DATA BLOCK:
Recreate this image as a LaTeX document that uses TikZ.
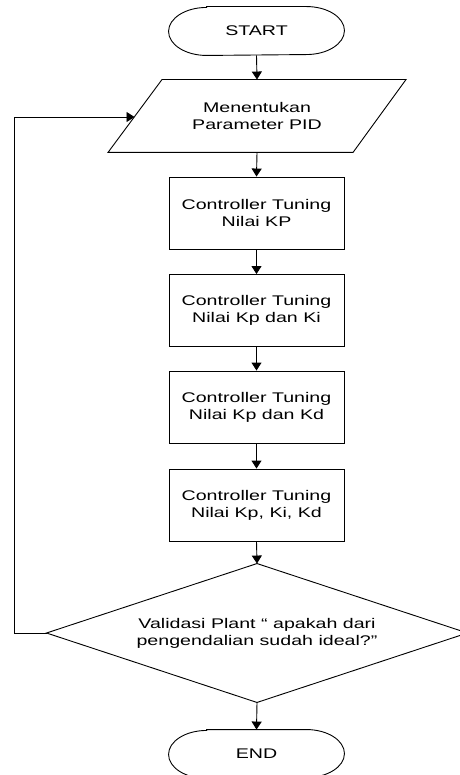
\documentclass[tikz,border=0pt]{standalone}
\usepackage{fontspec}
\setmainfont[FakeStretch=1.4]{Liberation Sans}
\usetikzlibrary{arrows.meta}
\begin{document}
\begin{tikzpicture}[x=1pt,y=-1pt,
  line width=0.9pt,
  every node/.style={font=\fontsize{14}{17}\selectfont, align=center, inner sep=0pt},
  procbox/.style={draw, rectangle, minimum width=175pt, minimum height=72pt},
  termbox/.style={rectangle, minimum width=175pt, minimum height=48pt},
  decbox/.style={rectangle, minimum width=420pt, minimum height=138pt},
  flow/.style={-{Triangle[length=8pt,width=10pt]}}
]
\useasboundingbox (0,0) rectangle (459,775);

% terminal START
\node[termbox] (start) at (256.5,31) {START};
\draw ([xshift=38pt]start.north west) -- ([xshift=-38pt]start.north east)
  arc[start angle=90,end angle=-90,x radius=38pt,y radius=24pt]
  -- ([xshift=38pt]start.south west)
  arc[start angle=270,end angle=90,x radius=38pt,y radius=24pt] -- cycle;

% parallelogram
\node[minimum width=190pt, minimum height=72pt] (param) at (257,116) {Menentukan\\Parameter PID};
\draw ([xshift=-95pt]param.north) -- ([xshift=149pt]param.north)
  -- ([xshift=96pt]param.south) -- ([xshift=-149pt]param.south) -- cycle;
\coordinate (loopend) at (134.5,117);

% process boxes
\node[procbox] (b1) at (256.5,213) {Controller Tuning\\Nilai KP};
\node[procbox] (b2) at (256.5,310.5) {Controller Tuning\\Nilai Kp dan Ki};
\node[procbox] (b3) at (256.5,407) {Controller Tuning\\Nilai Kp dan Kd};
\node[procbox] (b4) at (256.5,505) {Controller Tuning\\Nilai Kp, Ki, Kd};

% decision
\node[decbox] (dec) at (257,633) {Validasi Plant “ apakah dari\\pengendalian sudah ideal?”};
\draw (dec.north) -- (dec.east) -- (dec.south) -- (dec.west) -- cycle;

% terminal END
\node[termbox] (end) at (256.5,754) {END};
\draw ([xshift=38pt]end.north west) -- ([xshift=-38pt]end.north east)
  arc[start angle=90,end angle=-90,x radius=38pt,y radius=24pt]
  -- ([xshift=38pt]end.south west)
  arc[start angle=270,end angle=90,x radius=38pt,y radius=24pt] -- cycle;

% connectors
\draw[flow] (start.south) -- (param.north);
\draw[flow] (param.south) -- (b1.north);
\draw[flow] (b1.south) -- (b2.north);
\draw[flow] (b2.south) -- (b3.north);
\draw[flow] (b3.south) -- (b4.north);
\draw[flow] (b4.south) -- (dec.north);
\draw[flow] (dec.south) -- (end.north);
\draw[flow] (dec.west) -- (14,633) |- (loopend);
\end{tikzpicture}
\end{document}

TASK OBJECTIVE:
Exclude the pictures. Write out the remaining data exactly.

ANSWER TO THIS EXERCISE:
Recreate this image as a LaTeX document that uses TikZ.
\documentclass[tikz,border=0pt]{standalone}
\usepackage{fontspec}
\setmainfont[FakeStretch=1.4]{Liberation Sans}
\usetikzlibrary{arrows.meta}
\begin{document}
\begin{tikzpicture}[x=1pt,y=-1pt,
  line width=0.9pt,
  every node/.style={font=\fontsize{14}{17}\selectfont, align=center, inner sep=0pt},
  procbox/.style={draw, rectangle, minimum width=175pt, minimum height=72pt},
  termbox/.style={rectangle, minimum width=175pt, minimum height=48pt},
  decbox/.style={rectangle, minimum width=420pt, minimum height=138pt},
  flow/.style={-{Triangle[length=8pt,width=10pt]}}
]
\useasboundingbox (0,0) rectangle (459,775);

% terminal START
\node[termbox] (start) at (256.5,31) {START};
\draw ([xshift=38pt]start.north west) -- ([xshift=-38pt]start.north east)
  arc[start angle=90,end angle=-90,x radius=38pt,y radius=24pt]
  -- ([xshift=38pt]start.south west)
  arc[start angle=270,end angle=90,x radius=38pt,y radius=24pt] -- cycle;

% parallelogram
\node[minimum width=190pt, minimum height=72pt] (param) at (257,116) {Menentukan\\Parameter PID};
\draw ([xshift=-95pt]param.north) -- ([xshift=149pt]param.north)
  -- ([xshift=96pt]param.south) -- ([xshift=-149pt]param.south) -- cycle;
\coordinate (loopend) at (134.5,117);

% process boxes
\node[procbox] (b1) at (256.5,213) {Controller Tuning\\Nilai KP};
\node[procbox] (b2) at (256.5,310.5) {Controller Tuning\\Nilai Kp dan Ki};
\node[procbox] (b3) at (256.5,407) {Controller Tuning\\Nilai Kp dan Kd};
\node[procbox] (b4) at (256.5,505) {Controller Tuning\\Nilai Kp, Ki, Kd};

% decision
\node[decbox] (dec) at (257,633) {Validasi Plant “ apakah dari\\pengendalian sudah ideal?”};
\draw (dec.north) -- (dec.east) -- (dec.south) -- (dec.west) -- cycle;

% terminal END
\node[termbox] (end) at (256.5,754) {END};
\draw ([xshift=38pt]end.north west) -- ([xshift=-38pt]end.north east)
  arc[start angle=90,end angle=-90,x radius=38pt,y radius=24pt]
  -- ([xshift=38pt]end.south west)
  arc[start angle=270,end angle=90,x radius=38pt,y radius=24pt] -- cycle;

% connectors
\draw[flow] (start.south) -- (param.north);
\draw[flow] (param.south) -- (b1.north);
\draw[flow] (b1.south) -- (b2.north);
\draw[flow] (b2.south) -- (b3.north);
\draw[flow] (b3.south) -- (b4.north);
\draw[flow] (b4.south) -- (dec.north);
\draw[flow] (dec.south) -- (end.north);
\draw[flow] (dec.west) -- (14,633) |- (loopend);
\end{tikzpicture}
\end{document}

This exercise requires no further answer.